Educational institutions, local governments, businesses, and media platforms also have an important role in building environmental awareness and encouraging responsible resource use.

Sustainable planning does not mean slowing economic growth.

It means building systems capable of surviving future environmental and economic challenges without creating deeper instability for the next generation.

Technology Alone Is Not Enough

Another important reality often ignored in climate discussions is that technology itself cannot solve environmental problems without responsible governance and public awareness.

A country can import solar panels and electric vehicles, but poor urban planning, corruption, weak institutions, and policy inconsistency can still limit progress.

Sustainable development requires coordination between governments, businesses, educational institutions, and local communities.

Public awareness also matters.

Simple behavioral changes such as reducing electricity waste, conserving water, supporting cleaner transportation, and adopting energy-efficient systems can collectively reduce environmental pressure over time.

Green technology works best when societies themselves begin adapting to changing realities.

Sustainability Is Becoming a Financial Strategy

The global transition toward green technology will not happen at the same speed everywhere. Some countries already possess advanced infrastructure and financial capacity, while others continue struggling with energy shortages, inflation, and limited resources.

Despite these differences, one reality is becoming increasingly difficult to ignore: future economic stability will depend heavily on how efficiently countries manage energy, resources, and environmental pressure.

Nations investing in renewable energy, sustainable infrastructure, and efficient resource systems today are not only responding to climate concerns. They are also preparing their economies for long-term resilience and lower operational risk.

For developing countries like Pakistan, this transition is no longer simply about environmental responsibility. It is becoming part of economic survival itself.

Rising fuel prices, electricity instability, water shortages, and climate-related disasters continue placing pressure on national economies. Without sustainable planning, these challenges may become even more expensive and difficult to manage in the coming years.

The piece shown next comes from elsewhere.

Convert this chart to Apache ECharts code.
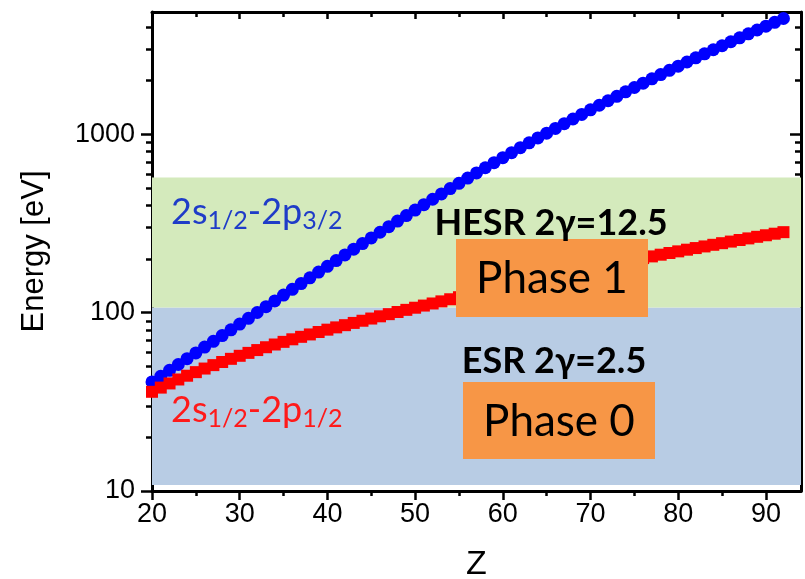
<!DOCTYPE html>
<html>
<head>
<meta charset="utf-8">
<script src="https://cdn.jsdelivr.net/npm/echarts@6/dist/echarts.min.js"></script>
<style>
html,body{margin:0;padding:0;background:#fff;}
#chart{width:805px;height:579px;}
</style>
</head>
<body>
<div id="chart"></div>
<script>
// ---- data ----
const zValues = [20,21,22,23,24,25,26,27,28,29,30,31,32,33,34,35,36,37,38,39,40,41,42,43,44,45,46,47,48,49,50,51,52,53,54,55,56,57,58,59,60,61,62,63,64,65,66,67,68,69,70,71,72,73,74,75,76,77,78,79,80,81,82,83,84,85,86,87,88,89,90,91,92];
// 2s1/2-2p1/2 (red)
const energyP12 = [36.0,38.0,40.1,42.2,44.3,46.4,48.6,50.8,52.9,55.1,57.3,59.5,61.7,64.0,66.3,68.6,70.9,73.2,75.5,77.9,80.3,82.7,85.1,87.6,90.1,92.7,95.4,98.1,100.9,103.7,106.6,109.6,112.6,115.7,118.9,122.1,125.4,128.7,132.1,135.5,139.0,142.5,146.1,149.7,153.4,157.1,160.9,164.8,168.7,172.7,176.7,180.8,185.0,189.2,193.5,197.9,202.3,206.8,211.4,216.0,220.7,225.5,230.3,235.2,240.2,245.3,250.4,255.6,260.9,266.3,271.7,277.2,282.8];
// 2s1/2-2p3/2 (blue)
const energyP32 = [40.9,44.0,47.5,51.2,55.2,59.5,64.1,69.1,74.4,80.1,86.3,93.0,100.2,108.0,116.4,125.5,135.2,145.6,156.9,169.0,182.0,195.9,210.9,227.0,244.1,262.6,282.4,303.5,326.1,350.2,375.9,403.3,432.4,463.5,496.4,531.4,568.5,607.8,649.5,693.5,740.1,789.3,841.4,896.3,954.3,1015.3,1079.7,1147.5,1218.9,1293.9,1372.9,1455.8,1543.1,1634.4,1730.6,1831.3,1937.0,2047.6,2163.6,2285.0,2412.1,2545.0,2684.0,2829.3,2981.2,3139.9,3305.6,3478.4,3658.9,3847.2,4043.4,4248.0,4461.3];
// shaded energy windows [low, high] in eV
const esrBand = [10.8, 107];
const hesrBand = [107, 573];
// axis ticks
const xMajorTicks = [20,30,40,50,60,70,80,90];
const xMinorTicks = [25,35,45,55,65,75,85];
const yMajorTicks = [10,100,1000];
const yMinorTicks = [20,30,40,50,60,70,80,90,200,300,400,500,600,700,800,900,2000,3000,4000];

const chart = echarts.init(document.getElementById('chart'), null, {renderer:'canvas'});
const AXC = '#000';
const labelFont = 'Liberation Sans, Arial, sans-serif';
const annFont = 'Lato, Open Sans, sans-serif';

function xAxisDef(pos, ticks, len, inside, showLine, showLabel, extra){
  return Object.assign({
    type:'value', position:pos, min:20, max:94,
    axisLine:{show:showLine, onZero:false, lineStyle:{color:AXC, width:3}},
    axisTick:{show:true, inside:inside, length:len, customValues:ticks, lineStyle:{color:AXC, width:2.5}},
    axisLabel:{show:showLabel, customValues:ticks, color:'#000', fontSize:27, fontFamily:labelFont, margin:10,
      formatter:(v)=>String(v)},
    splitLine:{show:false}
  }, extra||{});
}
function yAxisDef(pos, ticks, len, inside, showLine, showLabel, extra){
  return Object.assign({
    type:'log', logBase:10, position:pos, min:10, max:4853,
    axisLine:{show:showLine, onZero:false, lineStyle:{color:AXC, width:3}},
    axisTick:{show:true, inside:inside, length:len, customValues:ticks, lineStyle:{color:AXC, width:2.5}},
    axisLabel:{show:showLabel, customValues:ticks, color:'#000', fontSize:27, fontFamily:labelFont, margin:17,
      formatter:(v)=>String(Math.round(v))},
    splitLine:{show:false}, minorTick:{show:false}
  }, extra||{});
}

const option = {
  backgroundColor:'#fff',
  animation:false,
  grid:{left:152, top:12, right:4, bottom:88, containLabel:false, outerBoundsMode:'none'},
  xAxis:[
    xAxisDef('bottom', xMajorTicks, 9, false, true, true, {name:'Z', nameLocation:'middle', nameGap:57, nameTextStyle:{fontSize:34, fontFamily:labelFont, color:'#000'}}),
    xAxisDef('bottom', xMinorTicks, 5, false, false, false),
    xAxisDef('top', xMajorTicks, 7, true, true, false),
    xAxisDef('top', xMinorTicks, 5, true, false, false)
  ],
  yAxis:[
    yAxisDef('left', yMajorTicks, 11, false, true, true, {name:'Energy [eV]', nameLocation:'middle', nameGap:102, nameRotate:90, nameTextStyle:{fontSize:31, fontFamily:labelFont, color:'#000'}}),
    yAxisDef('left', yMinorTicks, 6, false, false, false),
    yAxisDef('right', yMajorTicks, 11, true, true, false),
    yAxisDef('right', yMinorTicks, 6, true, false, false)
  ],
  series:[
    {
      name:'2s1/2-2p3/2', type:'line', xAxisIndex:0, yAxisIndex:0,
      data: zValues.map((z,i)=>[z, energyP32[i]]),
      showSymbol:true, symbol:'circle', symbolSize:13,
      lineStyle:{width:0}, itemStyle:{color:'#0000ff'},
      z:3,
      markArea:{
        silent:true,
        data:[
          [{yAxis:esrBand[0], itemStyle:{color:'#b8cce4'}}, {yAxis:esrBand[1]}],
          [{yAxis:hesrBand[0], itemStyle:{color:'#d4eabc'}}, {yAxis:hesrBand[1]}]
        ]
      }
    },
    {
      name:'2s1/2-2p1/2', type:'line', xAxisIndex:0, yAxisIndex:0,
      data: zValues.map((z,i)=>[z, energyP12[i]]),
      showSymbol:true, symbol:'rect', symbolSize:12,
      lineStyle:{width:0}, itemStyle:{color:'#ff0000'},
      z:4
    }
  ],
  graphic:[
    {type:'text', left:171, top:194, z:10, style:{
      text:'{m|2s}{s|1/2}{m|-2p}{s|3/2}',
      rich:{m:{fontSize:36, fontFamily:annFont, fill:'#1f3cc8', lineHeight:42}, s:{fontSize:25, fontFamily:annFont, fill:'#1f3cc8', lineHeight:16, verticalAlign:'bottom'}}
    }},
    {type:'text', left:171, top:392, z:10, style:{
      text:'{m|2s}{s|1/2}{m|-2p}{s|1/2}',
      rich:{m:{fontSize:36, fontFamily:annFont, fill:'#ff1a1a', lineHeight:42}, s:{fontSize:25, fontFamily:annFont, fill:'#ff1a1a', lineHeight:16, verticalAlign:'bottom'}}
    }},
    {type:'text', x:551, y:223, z:10, style:{text:'HESR 2\u03b3=12.5', fontSize:36, fontWeight:'bold', fontFamily:annFont, fill:'#000', align:'center', verticalAlign:'middle'}},
    {type:'rect', shape:{x:456, y:239, width:192, height:78}, z:9, style:{fill:'#f79646'}},
    {type:'text', x:552, y:279, z:10, style:{text:'Phase 1', fontSize:44, fontFamily:annFont, fill:'#000', align:'center', verticalAlign:'middle'}},
    {type:'text', x:554, y:361, z:10, style:{text:'ESR 2\u03b3=2.5', fontSize:36, fontWeight:'bold', fontFamily:annFont, fill:'#000', align:'center', verticalAlign:'middle'}},
    {type:'rect', shape:{x:463, y:382, width:192, height:77}, z:9, style:{fill:'#f79646'}},
    {type:'text', x:559, y:422, z:10, style:{text:'Phase 0', fontSize:44, fontFamily:annFont, fill:'#000', align:'center', verticalAlign:'middle'}}
  ]
};
chart.setOption(option);
</script>
</body>
</html>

Green technology alone cannot solve every economic problem. However, smarter energy systems, sustainable urban planning, water conservation, and climate-resilient infrastructure can reduce long-term pressure on public resources and improve national stability over time.

The future economy will likely favor countries that prepare early instead of reacting late.

Because in a rapidly changing world, sustainability is no longer only an environmental goal.

It is increasingly becoming a practical economic strategy.